Assemblyman Brian Maienschein wants to change that. He has a bill, AB 15, that would double the amount Denti-Cal pays for over a dozen key dental procedures. Right now, California pays about $22 apiece for key procedures – far less than the national average. By paying more, the program would likely be able to attract more dentists to take patients who depend on the program. The new money could come from the recent increase in the tobacco tax, which voters approved last fall.
“It’s important to me, it’s a significant issue,” he said. “We have five million children in California who don’t have good dental coverage under the Denti-Cal program.”
Poor dental health has sprawling effects: it can distract students in school, hurt people’s chances of getting jobs and, in turn, perpetuate the cycle of poverty that government-backed insurance is supposed to help end. Dental problems are also tied to stroke and heart disease.

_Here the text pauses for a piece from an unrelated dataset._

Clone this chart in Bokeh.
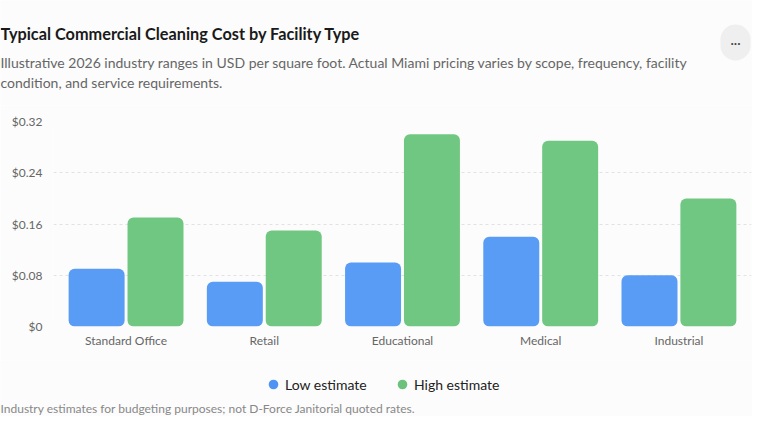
from bokeh.plotting import figure
from bokeh.layouts import column
from bokeh.models import (FactorRange, Range1d, Label, Legend, LegendItem,
                          FixedTicker, ColumnDataSource)
from bokeh.transform import dodge
from bokeh.embed import file_html
from bokeh.resources import INLINE

# ---- data ----
categories = ["Standard Office", "Retail", "Educational", "Medical", "Industrial"]
low_estimate = [0.09, 0.07, 0.10, 0.14, 0.08]
high_estimate = [0.17, 0.15, 0.30, 0.29, 0.20]
y_ticks = [0, 0.08, 0.16, 0.24, 0.32]
y_tick_labels = ["$0", "$0.08", "$0.16", "$0.24", "$0.32"]
series_names = ["Low estimate", "High estimate"]

title_text = "Typical Commercial Cleaning Cost by Facility Type"
subtitle_lines = [
    "Illustrative 2026 industry ranges in USD per square foot. Actual Miami pricing varies by scope, frequency, facility",
    "condition, and service requirements.",
]
footer_text = "Industry estimates for budgeting purposes; not D-Force Janitorial quoted rates."

# ---- style ----
BG = "#fcfcfc"
BLUE = "#589cf6"
GREEN = "#70c781"
FONT = "Lato"
W = 752
TOP_H, MAIN_H, BOT_H = 105, 255, 56


def blank_fig(h):
    f = figure(width=W, height=h, x_range=Range1d(0, W), y_range=Range1d(0, h),
               output_backend="svg", toolbar_location=None,
               x_axis_location=None, y_axis_location=None,
               min_border=0, min_border_left=0, min_border_right=0,
               min_border_top=0, min_border_bottom=0, frame_align=False)
    f.background_fill_color = BG
    f.border_fill_color = BG
    f.outline_line_color = None
    f.grid.visible = False
    return f


# ---- header ----
top = blank_fig(TOP_H)
top.add_layout(Label(x=0, y=33, x_units="canvas", y_units="canvas", text=title_text,
                     text_font=FONT, text_font_size="16.3px", text_font_style="bold",
                     text_color="#1a1a1a", text_baseline="middle"))
for i, line in enumerate(subtitle_lines):
    top.add_layout(Label(x=0, y=62 + 20 * i, x_units="canvas", y_units="canvas", text=line,
                         text_font=FONT, text_font_size="14px", text_color="#666666",
                         text_baseline="middle"))
top.add_layout(Label(x=735, y=42, x_units="canvas", y_units="canvas", text="···",
                     text_font=FONT, text_font_size="13px", text_color="#444444",
                     text_align="center", text_baseline="middle",
                     background_fill_color="#efefef", padding=10, border_radius=17))

# ---- main chart ----
p = figure(width=W, height=MAIN_H,
           x_range=FactorRange(*categories, range_padding=0.01),
           y_range=Range1d(0, 0.32),
           output_backend="svg", toolbar_location=None,
           min_border_left=53, min_border_right=1,
           min_border_top=16, min_border_bottom=34, frame_align=False)
p.background_fill_color = BG
p.border_fill_color = BG
p.outline_line_color = None

source = ColumnDataSource(dict(categories=categories, low=low_estimate, high=high_estimate))
p.vbar(x=dodge("categories", -0.213, range=p.x_range), top="low", width=0.405,
       source=source, fill_color=BLUE, line_color=None, border_radius=6)
p.vbar(x=dodge("categories", 0.213, range=p.x_range), top="high", width=0.405,
       source=source, fill_color=GREEN, line_color=None, border_radius=6)

p.yaxis.ticker = FixedTicker(ticks=y_ticks)
p.yaxis.major_label_overrides = {t: l for t, l in zip(y_ticks, y_tick_labels)}
for ax in (p.xaxis, p.yaxis):
    ax.axis_line_color = None
    ax.major_tick_line_color = None
    ax.minor_tick_line_color = None
    ax.major_tick_in = 0
    ax.major_tick_out = 0
    ax.major_label_text_font = FONT
    ax.major_label_text_font_size = "12px"
    ax.major_label_text_color = "#666666"
p.yaxis.major_label_text_align = "right"
p.yaxis.major_label_standoff = 11
p.xaxis.major_label_standoff = 6

p.xgrid.grid_line_color = None
p.ygrid.ticker = FixedTicker(ticks=y_ticks)
p.ygrid.grid_line_color = "#e2e2e2"
p.ygrid.grid_line_dash = "3 3"

# ---- legend + footer ----
bot = blank_fig(BOT_H)
r_low = bot.scatter(x=[-1000], y=[-1000], marker="circle", size=10,
                    fill_color="#4f93f3", line_color=None)
r_high = bot.scatter(x=[-1000], y=[-1000], marker="circle", size=10,
                     fill_color="#6cc27c", line_color=None)
for name, r, lx in ((series_names[0], r_low, 261), (series_names[1], r_high, 390)):
    lg = Legend(items=[LegendItem(label=name, renderers=[r])], location=(lx, 20),
                orientation="horizontal", background_fill_alpha=0, border_line_alpha=0,
                padding=0, margin=0, glyph_width=24, glyph_height=24, label_height=24,
                label_standoff=0, label_text_font=FONT, label_text_font_size="14px",
                label_text_color="#222222")
    bot.add_layout(lg, "center")
bot.add_layout(Label(x=0, y=48, x_units="canvas", y_units="canvas", text=footer_text,
                     text_font=FONT, text_font_size="12px", text_color="#888888",
                     text_baseline="middle"))

layout = column(top, p, bot, spacing=0)
open("out.html", "w").write(file_html(layout, INLINE))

Maienschein, a Republican, has a few other bills that would help Californians who depend on some form of welfare, including AB 236 to make benefits for temporary housing more flexible and AB 654 to make it easier for children with long-term catastrophic health problems to receive in-home care.
Other Republicans have touted his Denti-Cal measure as part of a “Republican Poverty Plan,” but it also has Democratic coauthors and Maienschein says his bills are separate from any sort of partisan agenda.
“I’m doing my own plan,” he said.
– Ry Rivard
Golden State News
• After hours of debate Monday, the California Senate approved the so-called sanctuary state bill, which would keep state and local law enforcement agencies from using resources to investigate, detain, report or arrest people for the purposes of immigration enforcement. (San Francisco Chronicle)
People keep using the term “sanctuary state,” but make no mistake: undocumented immigrants will continue to be deported from California, as Scott Lewis has reported. There is no sanctuary here.
• Three candidates for next year’s race for California governor discussed their views on criminal justice issues at a forum this week. (Sacramento Bee)
• Politico interviewed former Gov. Arnold Schwarzenegger this week, and he tore into President Donald Trump and talked about some other things, too.
• A report from Stanford this week found California’s law granting driver’s licenses to undocumented immigrants reduces hit-and-runs. (The Mercury News)
• Gov. Jerry Brown wants to merge existing medical marijuana laws with recreational marijuana rules passed at the ballot in November. (Sacramento Bee)
• A state appeals court sided with state officials in a case against California’s cap-and-trade program. The California Chamber of Commerce filed the lawsuit nearly four years ago, claiming the program, which requires companies to buy permits to emit greenhouse gases, is basically an unconstitutional tax. (LA Times)
Oh, and happy 79th birthday Gov. Jerry Brown!